### THE TASK:
What are the lines from the one with "What TikZ code" through the one with "(naotecnico) at (361,218)", inclusive? Output them exactly, and leave out the pictures.
-- begin AVAILABLE RECORDS --
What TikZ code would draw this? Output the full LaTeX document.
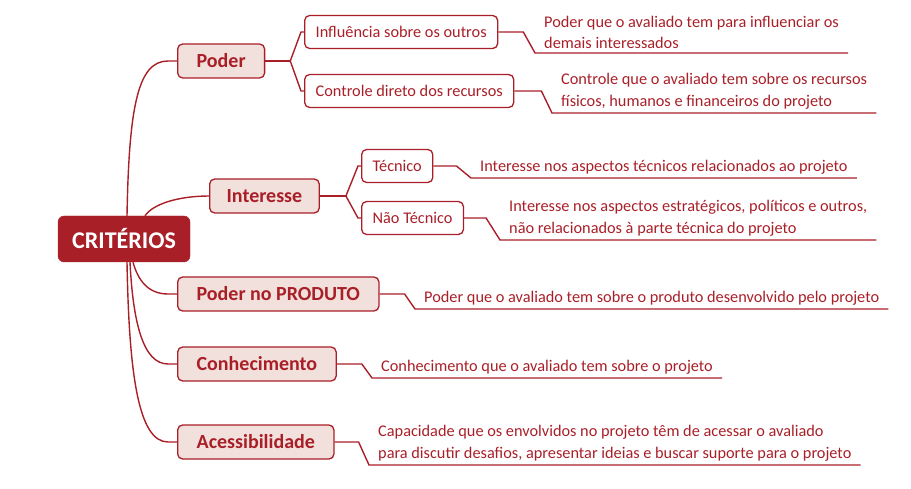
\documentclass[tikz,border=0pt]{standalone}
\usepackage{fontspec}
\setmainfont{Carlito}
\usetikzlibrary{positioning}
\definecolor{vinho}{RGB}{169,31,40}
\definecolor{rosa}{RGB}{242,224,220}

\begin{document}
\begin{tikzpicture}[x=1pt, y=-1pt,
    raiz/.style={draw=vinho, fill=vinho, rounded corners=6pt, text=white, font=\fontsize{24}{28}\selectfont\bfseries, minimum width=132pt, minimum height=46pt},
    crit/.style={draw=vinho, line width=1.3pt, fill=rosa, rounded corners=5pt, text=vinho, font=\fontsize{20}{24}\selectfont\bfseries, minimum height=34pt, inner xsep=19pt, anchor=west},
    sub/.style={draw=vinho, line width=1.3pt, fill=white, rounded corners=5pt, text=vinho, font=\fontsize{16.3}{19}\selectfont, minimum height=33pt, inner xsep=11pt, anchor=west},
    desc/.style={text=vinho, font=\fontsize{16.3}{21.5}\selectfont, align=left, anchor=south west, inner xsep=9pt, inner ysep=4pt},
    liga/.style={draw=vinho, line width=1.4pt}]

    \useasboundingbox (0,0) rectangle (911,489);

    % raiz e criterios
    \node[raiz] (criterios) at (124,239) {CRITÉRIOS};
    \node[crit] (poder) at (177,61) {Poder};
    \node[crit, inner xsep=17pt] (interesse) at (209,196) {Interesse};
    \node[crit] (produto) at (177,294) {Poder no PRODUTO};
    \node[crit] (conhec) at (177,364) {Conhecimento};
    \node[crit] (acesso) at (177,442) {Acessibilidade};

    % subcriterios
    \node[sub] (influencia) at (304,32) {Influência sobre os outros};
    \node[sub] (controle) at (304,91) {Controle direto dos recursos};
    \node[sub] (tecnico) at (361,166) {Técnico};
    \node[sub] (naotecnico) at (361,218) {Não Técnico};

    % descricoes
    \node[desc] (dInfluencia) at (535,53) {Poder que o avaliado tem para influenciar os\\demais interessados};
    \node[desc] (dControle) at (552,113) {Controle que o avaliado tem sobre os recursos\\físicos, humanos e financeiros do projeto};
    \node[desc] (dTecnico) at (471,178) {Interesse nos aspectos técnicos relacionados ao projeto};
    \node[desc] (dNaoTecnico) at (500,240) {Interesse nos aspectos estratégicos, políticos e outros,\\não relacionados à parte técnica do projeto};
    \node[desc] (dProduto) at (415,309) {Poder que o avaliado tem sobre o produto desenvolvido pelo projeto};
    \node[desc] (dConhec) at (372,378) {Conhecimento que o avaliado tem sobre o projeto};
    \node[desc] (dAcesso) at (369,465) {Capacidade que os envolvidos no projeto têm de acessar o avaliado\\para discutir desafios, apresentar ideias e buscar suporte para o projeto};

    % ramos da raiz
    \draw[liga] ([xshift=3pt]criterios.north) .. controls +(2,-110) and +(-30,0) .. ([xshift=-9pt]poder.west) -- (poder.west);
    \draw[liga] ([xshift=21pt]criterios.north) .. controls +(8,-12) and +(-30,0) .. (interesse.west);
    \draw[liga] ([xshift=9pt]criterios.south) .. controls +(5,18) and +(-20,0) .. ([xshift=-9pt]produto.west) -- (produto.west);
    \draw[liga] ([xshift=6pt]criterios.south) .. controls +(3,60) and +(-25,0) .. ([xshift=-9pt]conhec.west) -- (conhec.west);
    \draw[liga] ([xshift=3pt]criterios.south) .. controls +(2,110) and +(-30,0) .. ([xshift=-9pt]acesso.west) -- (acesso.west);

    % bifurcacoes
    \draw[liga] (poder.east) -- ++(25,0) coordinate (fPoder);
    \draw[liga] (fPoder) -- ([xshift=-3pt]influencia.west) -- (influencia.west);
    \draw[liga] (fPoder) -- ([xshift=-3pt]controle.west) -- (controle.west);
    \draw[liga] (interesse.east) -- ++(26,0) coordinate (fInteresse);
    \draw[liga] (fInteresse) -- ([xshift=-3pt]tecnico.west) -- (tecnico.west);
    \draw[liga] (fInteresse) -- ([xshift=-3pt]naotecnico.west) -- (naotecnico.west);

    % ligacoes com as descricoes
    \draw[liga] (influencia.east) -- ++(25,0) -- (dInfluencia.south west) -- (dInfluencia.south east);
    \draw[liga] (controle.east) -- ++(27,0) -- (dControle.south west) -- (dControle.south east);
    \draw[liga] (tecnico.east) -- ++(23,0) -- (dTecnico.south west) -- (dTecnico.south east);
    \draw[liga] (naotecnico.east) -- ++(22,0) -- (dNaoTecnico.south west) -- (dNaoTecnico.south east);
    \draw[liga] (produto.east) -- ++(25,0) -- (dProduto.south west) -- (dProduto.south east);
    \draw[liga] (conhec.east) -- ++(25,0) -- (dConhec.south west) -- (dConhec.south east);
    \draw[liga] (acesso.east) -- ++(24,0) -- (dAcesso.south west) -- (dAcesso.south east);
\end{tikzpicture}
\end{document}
-- end AVAILABLE RECORDS --
-- begin AVAILABLE RECORDS --
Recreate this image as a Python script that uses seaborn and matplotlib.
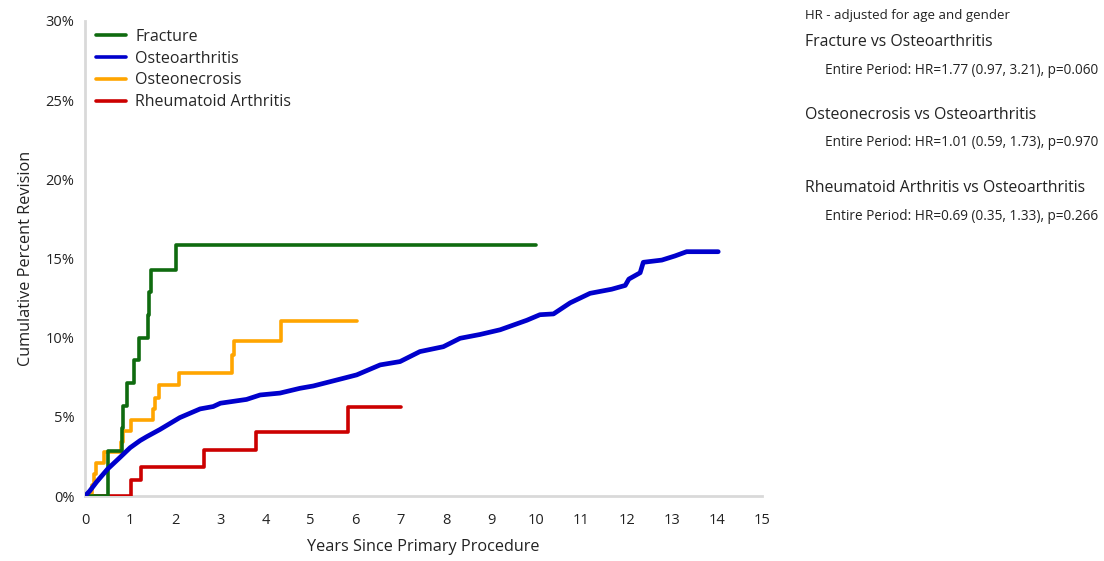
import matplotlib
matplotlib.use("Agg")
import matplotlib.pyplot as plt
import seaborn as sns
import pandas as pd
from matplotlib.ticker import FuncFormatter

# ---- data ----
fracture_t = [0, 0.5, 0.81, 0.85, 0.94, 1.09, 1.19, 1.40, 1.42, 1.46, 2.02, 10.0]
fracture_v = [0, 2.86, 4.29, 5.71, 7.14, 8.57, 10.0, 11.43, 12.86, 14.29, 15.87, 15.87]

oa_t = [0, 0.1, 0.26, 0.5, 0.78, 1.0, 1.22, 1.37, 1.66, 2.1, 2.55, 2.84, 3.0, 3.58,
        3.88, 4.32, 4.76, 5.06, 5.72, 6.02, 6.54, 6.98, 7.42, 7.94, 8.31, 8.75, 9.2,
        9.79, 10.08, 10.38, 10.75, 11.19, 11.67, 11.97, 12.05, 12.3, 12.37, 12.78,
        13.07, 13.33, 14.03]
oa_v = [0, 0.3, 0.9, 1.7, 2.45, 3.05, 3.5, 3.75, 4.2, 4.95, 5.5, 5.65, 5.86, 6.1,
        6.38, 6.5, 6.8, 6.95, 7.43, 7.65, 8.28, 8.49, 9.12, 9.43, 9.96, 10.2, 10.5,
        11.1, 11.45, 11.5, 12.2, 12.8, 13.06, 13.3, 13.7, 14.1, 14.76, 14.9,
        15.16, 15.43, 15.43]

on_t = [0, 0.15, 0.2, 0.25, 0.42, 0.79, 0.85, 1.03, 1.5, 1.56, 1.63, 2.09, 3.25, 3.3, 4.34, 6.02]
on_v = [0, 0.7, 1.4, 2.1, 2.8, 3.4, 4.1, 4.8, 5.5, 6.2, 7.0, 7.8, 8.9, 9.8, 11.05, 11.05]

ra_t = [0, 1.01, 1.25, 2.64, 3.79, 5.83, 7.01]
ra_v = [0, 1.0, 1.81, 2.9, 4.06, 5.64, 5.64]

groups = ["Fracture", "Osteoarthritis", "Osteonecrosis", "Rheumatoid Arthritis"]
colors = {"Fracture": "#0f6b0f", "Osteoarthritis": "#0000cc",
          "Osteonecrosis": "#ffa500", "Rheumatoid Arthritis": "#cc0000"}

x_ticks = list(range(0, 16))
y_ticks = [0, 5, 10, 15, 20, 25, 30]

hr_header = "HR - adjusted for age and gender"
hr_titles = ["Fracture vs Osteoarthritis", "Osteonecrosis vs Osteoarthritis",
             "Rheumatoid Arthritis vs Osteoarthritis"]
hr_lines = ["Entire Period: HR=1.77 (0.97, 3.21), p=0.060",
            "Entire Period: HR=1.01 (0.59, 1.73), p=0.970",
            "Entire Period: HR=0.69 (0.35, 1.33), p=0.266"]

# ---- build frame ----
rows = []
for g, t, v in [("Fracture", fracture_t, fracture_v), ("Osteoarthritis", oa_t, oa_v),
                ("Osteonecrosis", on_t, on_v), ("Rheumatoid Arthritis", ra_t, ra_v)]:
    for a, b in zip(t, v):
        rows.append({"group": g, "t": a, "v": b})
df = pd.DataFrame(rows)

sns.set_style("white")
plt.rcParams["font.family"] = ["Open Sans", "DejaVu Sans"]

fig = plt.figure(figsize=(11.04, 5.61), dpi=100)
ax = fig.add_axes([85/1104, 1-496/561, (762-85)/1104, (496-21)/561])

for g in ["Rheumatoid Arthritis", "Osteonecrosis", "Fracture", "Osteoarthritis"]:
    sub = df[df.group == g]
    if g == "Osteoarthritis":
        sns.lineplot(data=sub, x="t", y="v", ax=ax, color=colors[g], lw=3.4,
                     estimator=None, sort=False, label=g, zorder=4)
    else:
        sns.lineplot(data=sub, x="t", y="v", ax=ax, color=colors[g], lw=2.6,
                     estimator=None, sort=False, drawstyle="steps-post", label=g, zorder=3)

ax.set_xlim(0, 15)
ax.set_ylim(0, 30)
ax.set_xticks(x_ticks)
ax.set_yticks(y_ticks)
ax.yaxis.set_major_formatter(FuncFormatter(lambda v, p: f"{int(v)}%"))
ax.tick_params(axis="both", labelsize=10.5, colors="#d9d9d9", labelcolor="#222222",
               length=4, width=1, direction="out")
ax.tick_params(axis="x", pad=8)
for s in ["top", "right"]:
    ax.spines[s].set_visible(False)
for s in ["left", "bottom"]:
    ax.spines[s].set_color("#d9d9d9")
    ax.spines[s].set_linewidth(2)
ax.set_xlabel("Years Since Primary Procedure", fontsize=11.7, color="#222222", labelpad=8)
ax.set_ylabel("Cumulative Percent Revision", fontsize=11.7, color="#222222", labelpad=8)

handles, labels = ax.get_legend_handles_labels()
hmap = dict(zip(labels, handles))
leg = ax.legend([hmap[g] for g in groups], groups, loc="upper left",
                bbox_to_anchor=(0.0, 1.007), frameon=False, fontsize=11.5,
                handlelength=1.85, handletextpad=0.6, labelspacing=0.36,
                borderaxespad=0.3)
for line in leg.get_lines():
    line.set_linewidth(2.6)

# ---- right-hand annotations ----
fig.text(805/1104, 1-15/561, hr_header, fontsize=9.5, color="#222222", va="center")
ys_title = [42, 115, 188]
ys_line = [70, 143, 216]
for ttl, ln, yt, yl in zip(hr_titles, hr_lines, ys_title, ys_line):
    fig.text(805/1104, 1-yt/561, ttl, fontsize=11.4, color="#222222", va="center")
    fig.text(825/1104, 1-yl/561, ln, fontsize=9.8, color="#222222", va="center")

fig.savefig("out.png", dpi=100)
-- end AVAILABLE RECORDS --
### WRITTEN REPLY:
What TikZ code would draw this? Output the full LaTeX document.
\documentclass[tikz,border=0pt]{standalone}
\usepackage{fontspec}
\setmainfont{Carlito}
\usetikzlibrary{positioning}
\definecolor{vinho}{RGB}{169,31,40}
\definecolor{rosa}{RGB}{242,224,220}

\begin{document}
\begin{tikzpicture}[x=1pt, y=-1pt,
    raiz/.style={draw=vinho, fill=vinho, rounded corners=6pt, text=white, font=\fontsize{24}{28}\selectfont\bfseries, minimum width=132pt, minimum height=46pt},
    crit/.style={draw=vinho, line width=1.3pt, fill=rosa, rounded corners=5pt, text=vinho, font=\fontsize{20}{24}\selectfont\bfseries, minimum height=34pt, inner xsep=19pt, anchor=west},
    sub/.style={draw=vinho, line width=1.3pt, fill=white, rounded corners=5pt, text=vinho, font=\fontsize{16.3}{19}\selectfont, minimum height=33pt, inner xsep=11pt, anchor=west},
    desc/.style={text=vinho, font=\fontsize{16.3}{21.5}\selectfont, align=left, anchor=south west, inner xsep=9pt, inner ysep=4pt},
    liga/.style={draw=vinho, line width=1.4pt}]

    \useasboundingbox (0,0) rectangle (911,489);

    % raiz e criterios
    \node[raiz] (criterios) at (124,239) {CRITÉRIOS};
    \node[crit] (poder) at (177,61) {Poder};
    \node[crit, inner xsep=17pt] (interesse) at (209,196) {Interesse};
    \node[crit] (produto) at (177,294) {Poder no PRODUTO};
    \node[crit] (conhec) at (177,364) {Conhecimento};
    \node[crit] (acesso) at (177,442) {Acessibilidade};

    % subcriterios
    \node[sub] (influencia) at (304,32) {Influência sobre os outros};
    \node[sub] (controle) at (304,91) {Controle direto dos recursos};
    \node[sub] (tecnico) at (361,166) {Técnico};
    \node[sub] (naotecnico) at (361,218) {Não Técnico};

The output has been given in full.